One way of looking at trying to prevent people misusing data is to prevent them getting it but, of course, in the iPod example I need that data for my personal listening, I have to use my own discretion, understand that I have a constraint and I don't then use it to power a concert of several thousand people. So access control for that wouldn't work, and it turns out that for many things in government as well, government agencies have access to all kinds of data which they've got maybe for the purposes of counter terrorism or crime prevention, and they have access to that for that purpose and not for other purposes or maybe for pursuing some particularly bad source of crime but not for pursuing people who forgot to renew the library books. So what's more important and much more practical than trying to limit access to the most secret and very sensitive information is, in general, for inmformation around, governments, I think, tracking, building systems which track where the data came from, tracking what we call the provenance of the data. So the provenance of the data is its source, but more importantly is the things associated with the source and how I got it, in effect, how can I use it, maybe licensing information, whether it's released with a Creative Commons license for example that is commonly on the net; I can put something out there and state that this can be used for any non-commercial activity as long as you put my name, you associate my name with it, for example. But also is associated with the trustworthy of the information, so it's very important aspect for me and for anybody I pass the data to be able to explain how I got it, so if an important decision is eventually going to be made based on analysis made on that data, then somebody can go back and check and make sure it's based on appropriately sound sources. Of course, often the data is combined, so maybe I got some data from one source but then I combined it with something much more sensitive, so we have to be careful that our systems track whether the data has been polluted from the public data I took it but I added to it and processed and used data that was available for me for a very specific purpose.

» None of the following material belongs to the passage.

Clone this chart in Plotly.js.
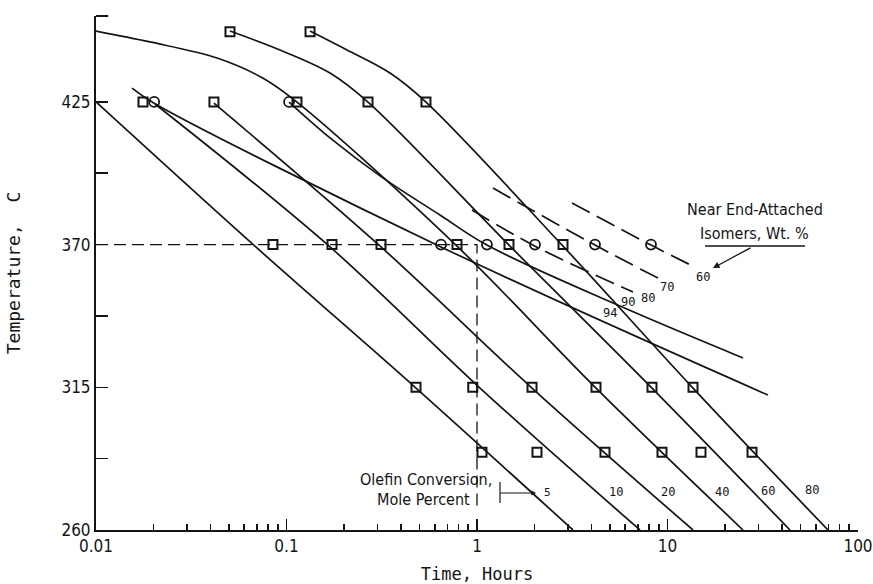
<!DOCTYPE html>
<html>
<head>
<meta charset="utf-8">
<script src="https://cdn.plot.ly/plotly-3.0.1.min.js"></script>
<style>html,body{margin:0;padding:0;background:#fff;}#chart{width:873px;height:584px;}</style>
</head>
<body>
<div id="chart"></div>
<script>
// ---- Olefin conversion curves (time in hours, temperature in C) ----
const conv5_t  = [0.01, 0.0683, 0.4784, 3.19];
const conv5_T  = [425, 369.4, 314.7, 260];
const conv10_t = [0.0204, 0.1692, 1.037, 7.17];
const conv10_T = [424.2, 369.1, 314.7, 260];
const conv20_t = [0.0416, 0.3134, 1.944, 13.61];
const conv20_T = [424.5, 369.1, 314.7, 260];
const conv40_t = [0.01, 0.0192, 0.0432, 0.075, 0.1135, 0.7852, 4.214, 24.9];
const conv40_T = [452.3, 448.1, 441.9, 434.2, 424.9, 369.4, 314.7, 260];
const conv60_t = [0.0505, 0.0924, 0.1692, 0.2678, 1.472, 8.29, 43.95];
const conv60_T = [452.3, 445.0, 436.1, 424.9, 369.8, 314.7, 260];
const conv80_t = [0.1329, 0.2078, 0.3494, 0.5397, 2.828, 13.61, 69.6];
const conv80_T = [452.3, 445.0, 436.1, 424.9, 369.4, 314.7, 260];

// ---- Near end-attached isomer curves ----
const iso94_t = [0.01545, 0.0202, 0.647, 33.7];
const iso94_T = [430.3, 424.5, 369.1, 312.0];
const iso90_t = [0.1031, 0.1692, 0.3096, 0.6393, 1.128, 5.632, 24.9];
const iso90_T = [424.9, 411.1, 396.5, 381.4, 369.8, 346.3, 326.3];
const iso80_t = [0.9415, 2.016, 6.59];
const iso80_T = [383.3, 369.4, 351.7];
const iso70_t = [1.213, 4.163, 8.915];
const iso70_T = [391.8, 369.8, 357.1];
const iso60_t = [3.153, 8.19, 13.94];
const iso60_T = [386.0, 369.8, 361.3];

// ---- Data points ----
const circ_t = [0.0202, 0.1031, 0.647, 1.128, 2.016, 4.163, 8.19];
const circ_T = [425, 425, 370, 370, 370, 370, 370];
const sq452_t = [0.0505, 0.1329];
const sq425_t = [0.01765, 0.0416, 0.1135, 0.2678, 0.5397];
const sq370_t = [0.0849, 0.1733, 0.3134, 0.7852, 1.472, 2.828];
const sq315_t = [0.4784, 0.95, 1.944, 4.214, 8.29, 13.61];
const sq290_t = [1.062, 2.065, 4.697, 9.356, 14.99, 27.77];
const sqTemps = [452, 425, 370, 315, 290];

// ---- Reference dashed guide (370 C, 1 hour) ----
const ref_t = [0.01, 1, 1];
const ref_T = [370, 370, 268];

// ---- Ticks ----
const xDecades = [0.01, 0.1, 1, 10, 100];
const xDecadeText = ['0.01', '0.1', '1', '10', '100'];
const xDigits = [1, 2, 3, 4, 5, 6, 7, 8, 9];
const yTickVals = [260, 315, 370, 425];
const yMinorVals = [287.5, 342.5, 397.5];

// all log-cycle ticks; labels only on decades
const xAllVals = [];
const xAllText = [];
xDecades.forEach((d, i) => {
  xDigits.forEach(k => {
    if (i === xDecades.length - 1 && k > 1) return;
    xAllVals.push(+(d * k).toPrecision(3));
    xAllText.push(k === 1 ? xDecadeText[i] : '');
  });
});

const INK = '#141414';
const NARROW = "'Liberation Sans Narrow', 'DejaVu Sans Condensed', 'Arial Narrow', sans-serif";
const MONO = "'DejaVu Sans Mono', 'Liberation Mono', monospace";

function curve(t, T, dash) {
  return {x: t, y: T, mode: 'lines', type: 'scatter', hoverinfo: 'skip', showlegend: false,
    line: {color: INK, width: 1.7, shape: 'spline', smoothing: 1, dash: dash || 'solid'}};
}
function squares(t, T) {
  return {x: t, y: t.map(() => T), mode: 'markers', type: 'scatter', hoverinfo: 'skip', showlegend: false,
    cliponaxis: false,
    marker: {symbol: 'square-open', size: 9, color: INK, line: {width: 2, color: INK}}};
}

const traces = [
  curve(conv5_t, conv5_T), curve(conv10_t, conv10_T), curve(conv20_t, conv20_T),
  curve(conv40_t, conv40_T), curve(conv60_t, conv60_T), curve(conv80_t, conv80_T),
  curve(iso94_t, iso94_T), curve(iso90_t, iso90_T),
  curve(iso80_t, iso80_T, '20px,8px'), curve(iso70_t, iso70_T, '20px,8px'), curve(iso60_t, iso60_T, '20px,8px'),
  {x: ref_t, y: ref_T, mode: 'lines', type: 'scatter', hoverinfo: 'skip', showlegend: false,
    line: {color: INK, width: 1.3, dash: '12px,6px'}},
  squares(sq452_t, sqTemps[0]), squares(sq425_t, sqTemps[1]), squares(sq370_t, sqTemps[2]),
  squares(sq315_t, sqTemps[3]), squares(sq290_t, sqTemps[4]),
  {x: circ_t, y: circ_T, mode: 'markers', type: 'scatter', hoverinfo: 'skip', showlegend: false, cliponaxis: false,
    marker: {symbol: 'circle-open', size: 10, color: INK, line: {width: 1.8, color: INK}}},
  // invisible anchor so the decade-tick overlay axis is drawn
  {x: [xDecades[0]], y: [yTickVals[0]], xaxis: 'x2', yaxis: 'y', mode: 'markers', type: 'scatter',
    hoverinfo: 'skip', showlegend: false, marker: {opacity: 0, size: 1}}
];

function lab(text, x, y, size, fam) {
  return {text: text, x: x, y: y, xref: 'paper', yref: 'paper', showarrow: false,
    xanchor: 'center', yanchor: 'middle', font: {family: fam || MONO, size: size || 12, color: INK}};
}

const annotations = [
  lab('Near End-Attached', 0.8648, 0.6226, 16, NARROW),
  lab('Isomers, Wt. %', 0.8648, 0.5778, 16, NARROW),
  {text: '', x: 0.8097, y: 0.5097, xref: 'paper', yref: 'paper', showarrow: true,
    ax: 39, ay: -21, arrowhead: 2, arrowsize: 1, arrowwidth: 1.3, arrowcolor: INK},
  lab('60', 0.7966, 0.4922), lab('70', 0.7493, 0.4728), lab('80', 0.7244, 0.4514),
  lab('90', 0.6982, 0.4436), lab('94', 0.6745, 0.4222),
  lab('10', 0.6824, 0.0739), lab('20', 0.7507, 0.0739), lab('40', 0.8215, 0.0739),
  lab('60', 0.8819, 0.0759), lab('80', 0.9396, 0.0778),
  lab('5', 0.5919, 0.072, 11),
  {text: '', x: 0.5775, y: 0.072, xref: 'paper', yref: 'paper', showarrow: true,
    ax: -37, ay: 0, arrowhead: 2, arrowsize: 0.8, arrowwidth: 1.2, arrowcolor: INK},
  lab('Olefin Conversion,', 0.4331, 0.0973, 16, NARROW),
  lab('Mole Percent', 0.4298, 0.0584, 16, NARROW)
];

const shapes = [
  {type: 'line', xref: 'paper', yref: 'paper', x0: 0.7992, x1: 0.9304, y0: 0.5525, y1: 0.5525,
    line: {color: INK, width: 1.5}},
  {type: 'line', xref: 'paper', yref: 'paper', x0: 0, x1: 0.016, y0: 1, y1: 1,
    line: {color: INK, width: 2}},
  {type: 'line', xref: 'paper', yref: 'paper', x0: 0.5302, x1: 0.5302, y0: 0.0525, y1: 0.0934,
    line: {color: INK, width: 1.2}}
];

const layout = {
  width: 873, height: 584,
  margin: {l: 96, r: 15, t: 16, b: 54, pad: 0},
  paper_bgcolor: '#ffffff', plot_bgcolor: '#ffffff',
  showlegend: false,
  xaxis: {
    type: 'log', range: [-2, 2], showgrid: false, zeroline: false,
    showline: true, linecolor: INK, linewidth: 2,
    ticks: 'inside', ticklen: 6, tickwidth: 1.6, tickcolor: INK,
    tickmode: 'array', tickvals: xAllVals, ticktext: xAllText,
    tickfont: {family: NARROW, size: 17, color: INK},
    title: {text: 'Time, Hours', font: {family: MONO, size: 17, color: INK}, standoff: 13}
  },
  xaxis2: {
    type: 'log', range: [-2, 2], overlaying: 'x', anchor: 'y', side: 'bottom',
    showgrid: false, zeroline: false, showline: false,
    ticks: 'inside', ticklen: 11, tickwidth: 1.8, tickcolor: INK,
    tickmode: 'array', tickvals: xDecades, showticklabels: false
  },
  yaxis: {
    range: [260, 458.1], showgrid: false, zeroline: false,
    showline: true, linecolor: INK, linewidth: 2,
    ticks: 'inside', ticklen: 12, tickwidth: 1.5, tickcolor: INK,
    tickmode: 'array', tickvals: yTickVals,
    tickfont: {family: NARROW, size: 17, color: INK},
    minor: {tickmode: 'array', tickvals: yMinorVals, ticks: 'inside', ticklen: 12, tickwidth: 1.5, tickcolor: INK, showgrid: false},
    title: {text: 'Temperature,  C', font: {family: MONO, size: 18, color: INK}, standoff: 36}
  },
  annotations: annotations,
  shapes: shapes
};

Plotly.newPlot('chart', traces, layout, {staticPlot: true, displayModeBar: false});
</script>
</body>
</html>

So I feel that we should build systems that are aware of the provenance of data, track the acceptable uses and that is much more important than trying to do the typical security thing of blocking people's access to it, in general people will have access to all kinds of data and they have to be responsible and accountable for how they've used it, so we must build systems which allow to show they've been used in the right way.

So in conclusion, let me say that governments should be open, they should use standards, this does not mean changing how existing systems work, it means just attaching standards compliant pieces to existing systems, and when we build these systems, which will be so powerful, we should be very careful and make sure they always use data in appropriate fashion. Thank you very much for your attention.